Pullman Co. v. Richardson
Headline: Court upholds California tax on sleeping‑car companies, allowing state to tax in‑state value measured by gross receipts and rejecting claim it unlawfully burdens interstate commerce.
Holding:
- Allows states to tax in‑state value of railroad cars using apportioned gross receipts.
- Makes interstate carriers pay state taxes based on mileage‑apportioned receipts used to value property.
- Limits challenges to such state taxes unless they discriminate against interstate commerce.
Summary
Background
The Pullman Company, an Illinois firm that operated sleeping and parlor railroad cars, paid a California tax for 1911 and several later years and sued to recover part paid under protest.

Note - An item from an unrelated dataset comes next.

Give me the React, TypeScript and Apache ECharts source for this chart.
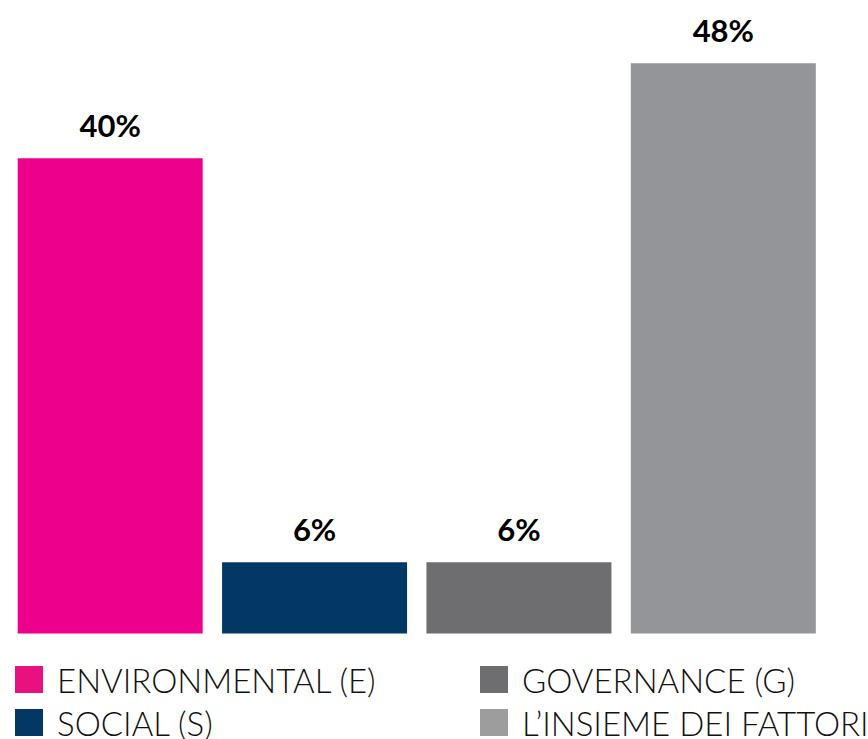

In 1910 California amended its constitution to subject sleeping‑car, dining‑car, and similar companies to an annual tax in lieu of other local taxes. The amendment and implementing statutes measured taxable activity by gross receipts within the State, including a mileage‑based share of interstate receipts. The company objected to taxing the portion of receipts from services that began or ended outside California and challenged the tax under the Constitution’s commerce and due process protections.
Reasoning
The Court framed the main question as whether the levy was an unlawful tax on interstate gross receipts or a valid tax on property used in the State, with gross receipts only as a way to measure value. The Court reiterated that a State cannot tax the act of engaging in interstate commerce or lay a tax directly on interstate gross receipts, but it may tax property that is located in or commonly used within the State. When property is part of a system whose value is enhanced by connected operations, a State may value and tax that property as part of the system and may use gross receipts as an index of value so long as the tax does not discriminate against interstate commerce. Applying those principles, the Court found the California levy to be a property tax measured by receipts rather than a direct burden on interstate commerce and affirmed the state court’s judgment.
Real world impact
The ruling lets California and similar States tax the in‑state value of railroad cars and related property using apportioned receipts as a valuation tool. Affected carriers operating in the State must treat mileage‑apportioned receipts as a permissible basis for valuing property for tax purposes. The Court also noted the forfeiture penalty for nonpayment was not enforced in these cases and did not affect the outcome.